Baykal’dan yanıt geldi

Baykal, Başbakan Erdoğan’a hemen yanıt verdi. Baykal, şöyle dedi: “Sayın Başbakan’ın ’açılım’ konusunu görüşmek üzere randevu talep eden mektubuna verdiğim yanıtta, bu görüşmeyi televizyon kaydı altına alınan başbaşa, ikili bir görüşme olarak yapabileceğimiz ifade edilmiştir. Bu durumda Sayın Başbakan’ın telefon açma zahmetine katlanması için bir neden yoktur. Sayın Başbakan’ın Özel Kalem Müdürü’ne vereceği bir talimatla bize ziyaret gün ve saatini bildirmesi yeterli olacaktır.”

Kameraman kim olacak?

Baykal, dün ayrıca partisinin MYK toplantısında Erdoğan ile görüşmenin gerçekleşeceğine ve Başbakan’ın görüşmenin kayıt altına alınmasına karşı çıkmayacağına inandığını söyledi. Baykal, “Bize yansıyan, buna itiraz olmadığı yönünde. Bilgi çağında herkesin şeffaflıktan bahsettiği bir çağda böyle bir görüşmenin kayıt altına alınmasının gerekliliğinden kimse şüphe edemez. Başbakan’ın da itirazı olduğunu düşünmüyorum” dedi. Kayda alınan kasedin bir örneğinin Başbakan’a verileceğini, bir örneğinin de kendilerinde kalacağını kaydeden Baykal, “İhtiyaç olursa yayınlanır. Bu görüşmenin önemi ve saydamlığı açısından kayda alınmalıdır” diye konuştu.

CHP’de, Erdoğan’ın, Baykal’ı 19 Ekim Pazartesi ya da 20 Ekim Salı günlerinde ziyaret edebileceği yönündeki beklenti yüksek.

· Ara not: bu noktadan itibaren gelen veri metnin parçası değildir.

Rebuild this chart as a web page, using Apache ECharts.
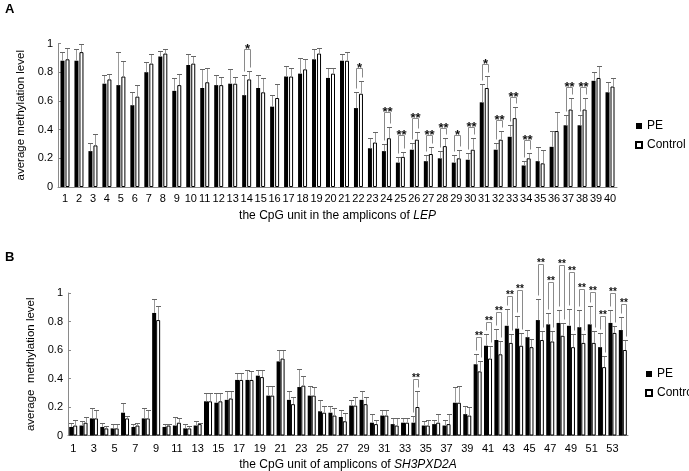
<!DOCTYPE html>
<html><head><meta charset="utf-8">
<script src="https://cdn.jsdelivr.net/npm/echarts@6/dist/echarts.min.js"></script>
<style>html,body{margin:0;padding:0;background:#fff}#c{width:689px;height:471px}</style>
</head><body><div id="c"></div>
<script>
// ---------- Panel A: LEP ----------
const lepCategories = ['1','2','3','4','5','6','7','8','9','10','11','12','13','14','15','16','17','18','19','20','21','22','23','24','25','26','27','28','29','30','31','32','33','34','35','36','37','38','39','40'];
const lepPE = [0.88,0.88,0.25,0.72,0.71,0.57,0.80,0.91,0.67,0.85, 0.69,0.71,0.72,0.64,0.69,0.56,0.77,0.79,0.89,0.76, 0.88,0.55,0.27,0.25,0.17,0.26,0.18,0.20,0.17,0.19, 0.59,0.26,0.35,0.15,0.18,0.28,0.43,0.43,0.74,0.66];
const lepPESd = [0.06,0.08,0.06,0.06,0.23,0.09,0.07,0.04,0.09,0.08, 0.13,0.07,0.10,0.14,0.09,0.08,0.07,0.11,0.07,0.07, 0.05,0.11,0.07,0.05,0.04,0.05,0.04,0.05,0.05,0.05, 0.13,0.05,0.08,0.03,0.10,0.11,0.07,0.07,0.06,0.07];
const lepCtrl = [0.89,0.94,0.29,0.75,0.77,0.63,0.86,0.93,0.71,0.86, 0.73,0.71,0.72,0.75,0.66,0.62,0.77,0.82,0.93,0.79, 0.88,0.65,0.31,0.34,0.21,0.33,0.23,0.285,0.20,0.26, 0.69,0.33,0.48,0.20,0.165,0.39,0.54,0.54,0.76,0.70];
const lepCtrlSd = [0.08,0.06,0.08,0.04,0.11,0.08,0.07,0.03,0.08,0.05, 0.10,0.06,0.05,0.06,0.10,0.10,0.06,0.07,0.04,0.04, 0.06,0.09,0.075,0.08,0.035,0.05,0.05,0.055,0.06,0.08, 0.085,0.06,0.08,0.04,0.095,0.13,0.08,0.08,0.08,0.06];
const lepSig = ['','','','','','','','','','', '','','','*','','','','','','', '','*','','**','**','**','**','**','*','**', '*','**','**','**','','','**','**','',''];
const lepBracket = [null,null,null,null,null,null,null,null,null,null, null,null,null,0.96,null,null,null,null,null,null, null,0.83,null,0.52,0.365,0.48,0.36,0.41,0.36,0.42, 0.86,0.47,0.625,0.325,null,null,0.70,0.70,null,null];

// ---------- Panel B: SH3PXD2A ----------
const shCategories = ['1','2','3','4','5','6','7','8','9','10','11','12','13','14','15','16','17','18','19','20','21','22','23','24','25','26','27','28','29','30','31','32','33','34','35','36','37','38','39','40','41','42','43','44','45','46','47','48','49','50','51','52','53','54'];
const shPE = [0.06,0.07,0.12,0.06,0.05,0.16,0.06,0.12,0.86,0.06, 0.07,0.05,0.07,0.24,0.23,0.25,0.39,0.39,0.42,0.28, 0.52,0.25,0.34,0.28,0.17,0.16,0.13,0.21,0.25,0.09, 0.14,0.08,0.09,0.09,0.07,0.08,0.07,0.23,0.15,0.50, 0.63,0.67,0.77,0.75,0.69,0.81,0.78,0.79,0.77,0.76, 0.78,0.62,0.79,0.74];
const shPESd = [0.03,0.03,0.07,0.03,0.03,0.07,0.02,0.07,0.10,0.02, 0.06,0.03,0.03,0.06,0.07,0.06,0.05,0.07,0.04,0.07, 0.08,0.06,0.13,0.07,0.08,0.05,0.05,0.04,0.06,0.06, 0.04,0.04,0.03,0.05,0.03,0.03,0.04,0.11,0.06,0.07, 0.08,0.08,0.12,0.09,0.05,0.15,0.08,0.09,0.12,0.12, 0.13,0.10,0.09,0.09];
const shCtrl = [0.07,0.09,0.12,0.05,0.05,0.12,0.07,0.12,0.81,0.07, 0.09,0.05,0.08,0.24,0.24,0.26,0.39,0.39,0.41,0.28, 0.54,0.22,0.35,0.28,0.16,0.14,0.10,0.21,0.22,0.08, 0.14,0.07,0.09,0.20,0.07,0.09,0.08,0.23,0.14,0.45, 0.54,0.57,0.65,0.63,0.62,0.67,0.66,0.70,0.62,0.65, 0.65,0.48,0.72,0.60];
const shCtrlSd = [0.04,0.04,0.06,0.02,0.03,0.02,0.02,0.06,0.10,0.01, 0.03,0.02,0.01,0.06,0.06,0.05,0.05,0.06,0.05,0.07, 0.06,0.05,0.07,0.06,0.05,0.05,0.06,0.06,0.05,0.03, 0.04,0.05,0.03,0.11,0.04,0.06,0.07,0.12,0.06,0.07, 0.09,0.09,0.06,0.09,0.06,0.06,0.07,0.09,0.09,0.06, 0.08,0.08,0.05,0.07];
const shSig = ['','','','','','','','','','', '','','','','','','','','','', '','','','','','','','','','', '','','','**','','','','','','**', '**','**','**','**','','**','**','**','**','**', '**','**','**','**'];
const shBracket = [null,null,null,null,null,null,null,null,null,null, null,null,null,null,null,null,null,null,null,null, null,null,null,null,null,null,null,null,null,null, null,null,null,0.40,null,null,null,null,null,0.69, 0.80,0.87,0.98,1.02,null,1.205,1.08,1.20,1.15,1.03, 1.01,0.84,1.00,0.92];

const yTicks = [0, 0.2, 0.4, 0.6, 0.8, 1];
const seriesNames = ['PE', 'Control'];

// ---------- build ----------
const FONT = 'Liberation Sans, Arial, sans-serif';
const AXC = '#8a8a8a';

function errSeries(idx, means, sds, sign, bw, gap, capW) {
  return {
    type: 'custom', name: 'err' + idx + sign, xAxisIndex: idx, yAxisIndex: idx, z: 5, silent: true, clip: false,
    data: means.map((m, i) => [i, m, sds[i]]),
    renderItem(params, api) {
      const i = api.value(0), m = api.value(1), s = api.value(2);
      const p0 = api.coord([i, m]), p1 = api.coord([i, m + s]);
      const x = Math.round(p0[0] + sign * (bw + gap) / 2) + 0.5;
      const yt = Math.round(p1[1]) + 0.5;
      return { type: 'group', children: [
        { type: 'line', shape: { x1: x, y1: p0[1], x2: x, y2: yt }, style: { stroke: '#999', lineWidth: 1 } },
        { type: 'line', shape: { x1: x - capW / 2, y1: yt, x2: x + capW / 2, y2: yt }, style: { stroke: '#666', lineWidth: 1 } }
      ]};
    }
  };
}

function bracketSeries(idx, pe, peSd, ctrl, ctrlSd, sig, top, bw, gap, fs, dy) {
  const data = [];
  top.forEach((t, i) => { if (t !== null) data.push([i, t, pe[i] + peSd[i], ctrl[i] + ctrlSd[i]]); });
  return {
    type: 'custom', name: 'sig' + idx, xAxisIndex: idx, yAxisIndex: idx, z: 6, silent: true, clip: false,
    data,
    renderItem(params, api) {
      const i = api.value(0);
      const c = api.coord([i, api.value(1)]);
      const pa = api.coord([i, api.value(2)]);
      const pb = api.coord([i, api.value(3)]);
      const xl = Math.round(c[0] - (bw + gap) / 2) + 0.5;
      const xr = Math.round(c[0] + (bw + gap) / 2) + 1.5;
      const yt = Math.round(c[1]) + 0.5;
      const yl = Math.max(Math.round(pa[1]) - 3.5, yt + 4);
      const yr = Math.max(Math.round(pb[1]) - 3.5, yt + 4);
      return { type: 'group', children: [
        { type: 'polyline', shape: { points: [[xl, yl], [xl, yt], [xr, yt], [xr, yr]] },
          style: { stroke: '#8a8a8a', lineWidth: 1, fill: null } },
        { type: 'text', style: { text: sig[i], x: (xl + xr) / 2, y: yt + dy, align: 'center', verticalAlign: 'bottom',
          fontSize: fs, fontWeight: 'bold', fontFamily: FONT, fill: '#111' } }
      ]};
    }
  };
}

function xAxis(idx, cats, labelInterval, nameParts, nameGap, margin) {
  return {
    type: 'category', gridIndex: idx, data: cats,
    axisLine: { lineStyle: { color: AXC } },
    axisTick: { inside: true, length: 3, interval: 0, lineStyle: { color: AXC } },
    axisLabel: { interval: labelInterval, fontSize: 11, color: '#000', fontFamily: FONT, margin },
    name: '{a|' + nameParts[0] + '}{b|' + nameParts[1] + '}', nameLocation: 'middle', nameGap,
    nameTextStyle: { rich: {
      a: { fontSize: 12, color: '#000', fontFamily: FONT },
      b: { fontSize: 12, color: '#000', fontFamily: FONT, fontStyle: 'italic' } } }
  };
}
function yAxis(idx, name, nameGap) {
  return {
    type: 'value', gridIndex: idx, min: yTicks[0], max: yTicks[yTicks.length - 1], interval: yTicks[1] - yTicks[0],
    splitLine: { show: false },
    axisLine: { show: true, lineStyle: { color: AXC } },
    axisTick: { show: true, inside: true, length: 3, lineStyle: { color: AXC } },
    axisLabel: { fontSize: 11, color: '#000', fontFamily: FONT, margin: 5 },
    name, nameLocation: 'middle', nameGap, nameRotate: 90,
    nameTextStyle: { fontSize: 11.5, color: '#000', fontFamily: FONT }
  };
}
function bars(idx, pe, ctrl, bw, gapRatio) {
  return [
    { type: 'bar', name: seriesNames[0], xAxisIndex: idx, yAxisIndex: idx, data: pe, barWidth: bw, barGap: gapRatio,
      itemStyle: { color: '#000' }, z: 3, animation: false },
    { type: 'bar', name: seriesNames[1], xAxisIndex: idx, yAxisIndex: idx, data: ctrl, barWidth: bw, barGap: gapRatio,
      itemStyle: { color: '#fff', borderColor: '#000', borderWidth: 1 }, z: 3, animation: false }
  ];
}

const legendCommon = {
  orient: 'vertical', icon: 'rect', itemWidth: 6, itemHeight: 6, itemGap: 7, padding: 0,
  textStyle: { fontSize: 12, color: '#000', fontFamily: FONT },
  data: seriesNames, selectedMode: false
};

const option = {
  animation: false,
  backgroundColor: '#fff',
  grid: [
    { left: 58, top: 43.5, width: 559, height: 143.5, containLabel: false, outerBoundsMode: 'none' },
    { left: 68, top: 293, width: 560, height: 142.5, containLabel: false, outerBoundsMode: 'none' }
  ],
  xAxis: [
    xAxis(0, lepCategories, 0, ['the CpG unit in the amplicons of ', 'LEP'], 23, 6),
    xAxis(1, shCategories, 1, ['the CpG unit of amplicons of ', 'SH3PXD2A'], 23, 8)
  ],
  yAxis: [
    yAxis(0, 'average methylation level', 21),
    yAxis(1, 'average  methylation level', 21)
  ],
  legend: [
    Object.assign({ left: 635, top: 120 }, legendCommon),
    Object.assign({ left: 645, top: 368 }, legendCommon)
  ],
  graphic: [
    { type: 'text', left: 5, top: 3, style: { text: 'A', fontSize: 13, fontWeight: 'bold', fontFamily: FONT, fill: '#000' } },
    { type: 'text', left: 5, top: 251, style: { text: 'B', fontSize: 13, fontWeight: 'bold', fontFamily: FONT, fill: '#000' } }
  ],
  series: [
    ...bars(0, lepPE, lepCtrl, 4, '25%'),
    errSeries(0, lepPE, lepPESd, -1, 4, 1, 5),
    errSeries(0, lepCtrl, lepCtrlSd, 1, 4, 1, 5),
    bracketSeries(0, lepPE, lepPESd, lepCtrl, lepCtrlSd, lepSig, lepBracket, 4, 1, 13, 6),
    ...bars(1, shPE, shCtrl, 4, 0),
    errSeries(1, shPE, shPESd, -1, 4, 0, 5),
    errSeries(1, shCtrl, shCtrlSd, 1, 4, 0, 5),
    bracketSeries(1, shPE, shPESd, shCtrl, shCtrlSd, shSig, shBracket, 4, 0, 10, 4)
  ]
};
const chart = echarts.init(document.getElementById('c'), null, { renderer: 'canvas' });
chart.setOption(option);
</script>
</body></html>
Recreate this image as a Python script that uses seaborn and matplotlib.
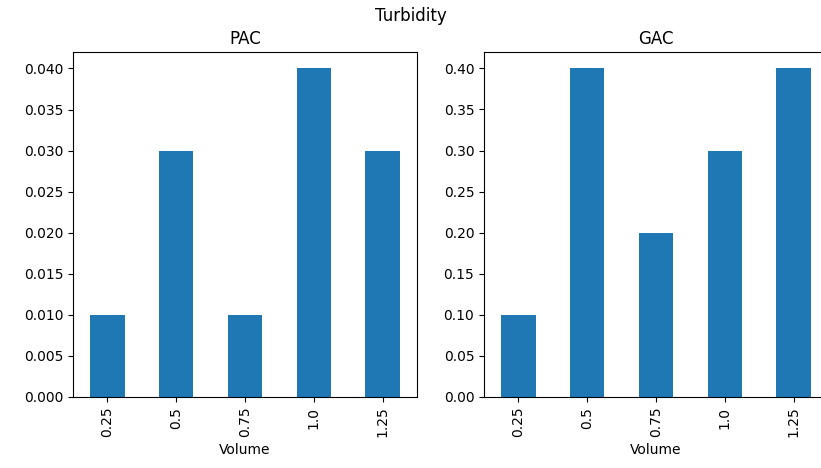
import matplotlib
matplotlib.use("Agg")
import matplotlib.pyplot as plt
import seaborn as sns
import pandas as pd
import numpy as np

volumes = ["0.25", "0.5", "0.75", "1.0", "1.25"]
pac_turbidity = [0.010, 0.030, 0.010, 0.040, 0.030]
gac_turbidity = [0.10, 0.40, 0.20, 0.30, 0.40]

df = pd.DataFrame({"Volume": volumes, "PAC": pac_turbidity, "GAC": gac_turbidity})

fig = plt.figure(figsize=(8.21, 4.68), dpi=100)
ax1 = fig.add_axes([73 / 821, 71 / 468, 344 / 821, 345 / 468])
ax2 = fig.add_axes([484 / 821, 71 / 468, 344 / 821, 345 / 468])

for ax, col, ticks, fmt in [
    (ax1, "PAC", np.arange(0, 0.0401, 0.005), "{:.3f}"),
    (ax2, "GAC", np.arange(0, 0.401, 0.05), "{:.2f}"),
]:
    sns.barplot(data=df, x="Volume", y=col, ax=ax, color="#1f77b4",
                saturation=1, width=0.5)
    ax.set_xlim(-0.5, 4.5)
    ax.set_ylim(0, max(df[col]) * 1.05)
    ax.set_yticks(ticks)
    ax.set_yticklabels([fmt.format(t) for t in ticks])
    ax.tick_params(axis="x", rotation=90)
    ax.set_ylabel("")
    ax.set_xlabel("Volume")
    ax.set_title(col)

fig.suptitle("Turbidity", y=0.985)
fig.savefig("out.png", dpi=100)
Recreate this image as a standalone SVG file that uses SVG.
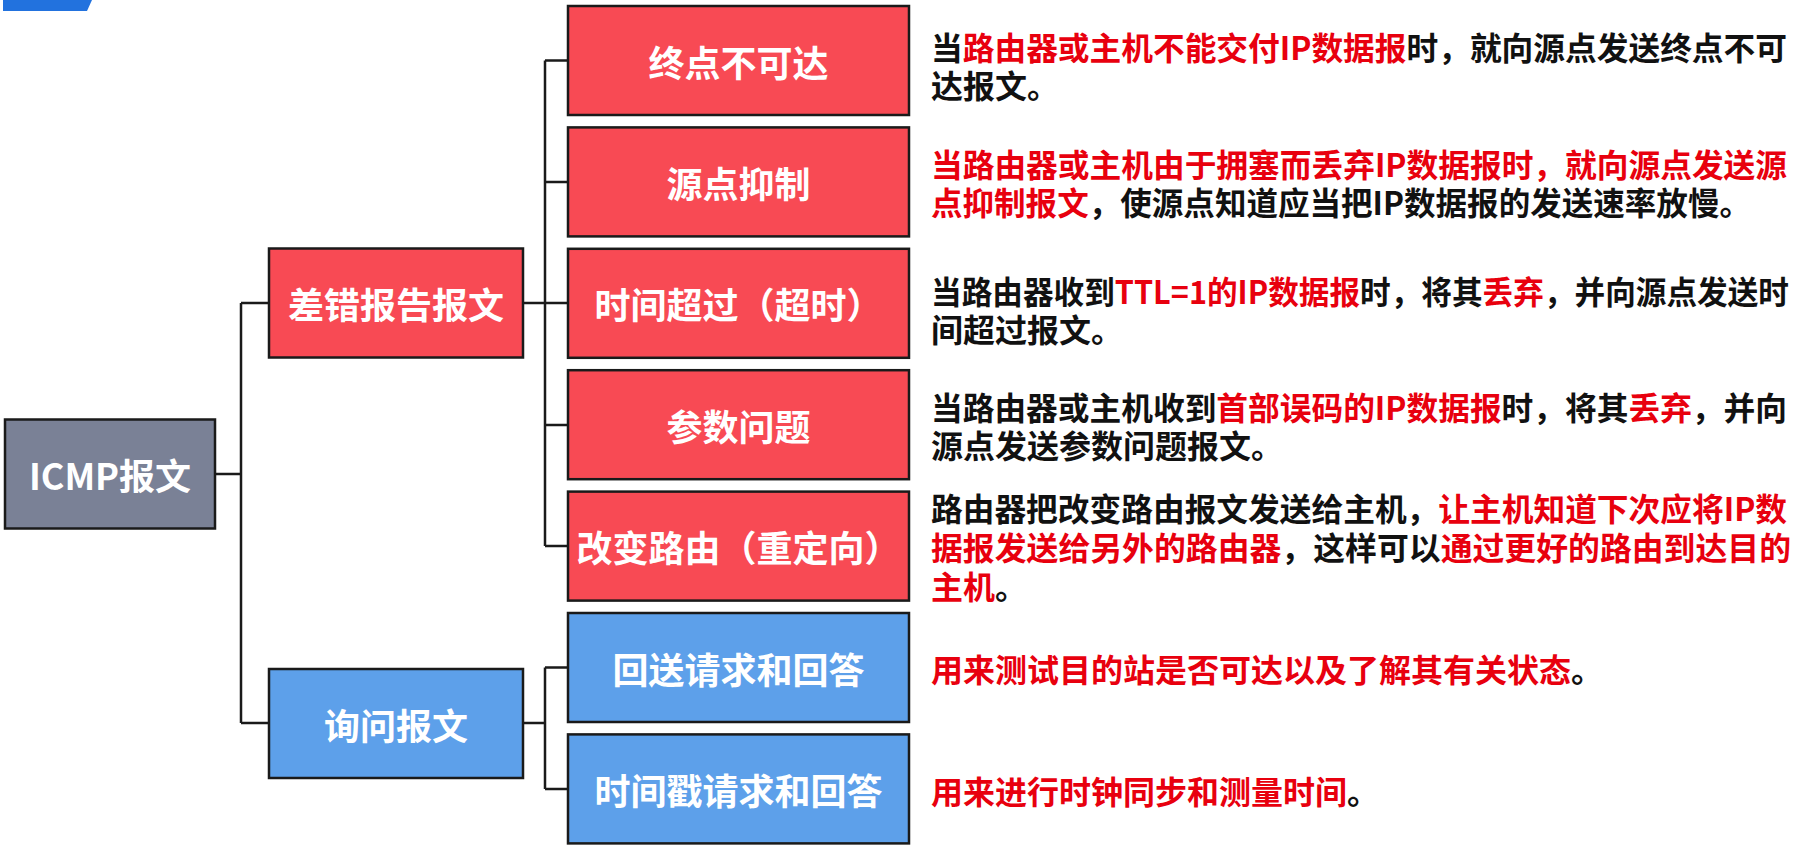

CHP’de konuşulan bir diğer konu ise Baykal ile Erdoğan görüşmesinin gerçekleşmesi durumunda, “görüşmenin kaydının hangi kameraman” tarafından gerçekleştirileceği. CHP’de bu konuda verilmiş kesin bir karar yok. CHP Genel Merkezi ve CHP’nin televizyonu Halk TV’nin kadrolu kameramanları bulunuyor. Başbakan’ın, görüşme öncesinde, “Vereceği bilgiler devlet sırrı niteliğindedir” uyarısında bulunması durumunda, TV kaydı önerisinden vazgeçilecek. Kayıt için şu anda kadar aralarında Kanal D, Star, Show TV’nin de bulunduğu çok sayıda televizyonun yöneticileri CHP’ye başvurarak “kayıdın kendi ekipleri tarafından gerçekleştirilmesini” istediler.

Bahçeli’ye tepki

Baykal, MHP lideri Devlet Bahçeli’nin “üçlü troyka” diyerek, “Demokratik açılım konusunda CHP’nin, AKP ve DTP ile ortak hareket edeceği” yönündeki yorumuna sert tepki gösterdi. Baykal, şöyle dedi: “Muhalefet ile tartışmayı hiçbir zaman uygun görmedik. Ama suçlamalar son derece haksız. Açılım, Başbakan’ın ağzından çıktığı ilk anda bu açılımın Türkiye’yi böleceğini biz söylemiştik. MHP bu konularda hiç öneri getirmiyor. Sadece AKP’yi suçlayarak hakaret ederken, şimdi suçlamaları CHP’ye yöneltti. CHP’ye ulusal davalarda, ülkenin bütünlüğü konusunda ders vermek kimsenin haddi değildir.”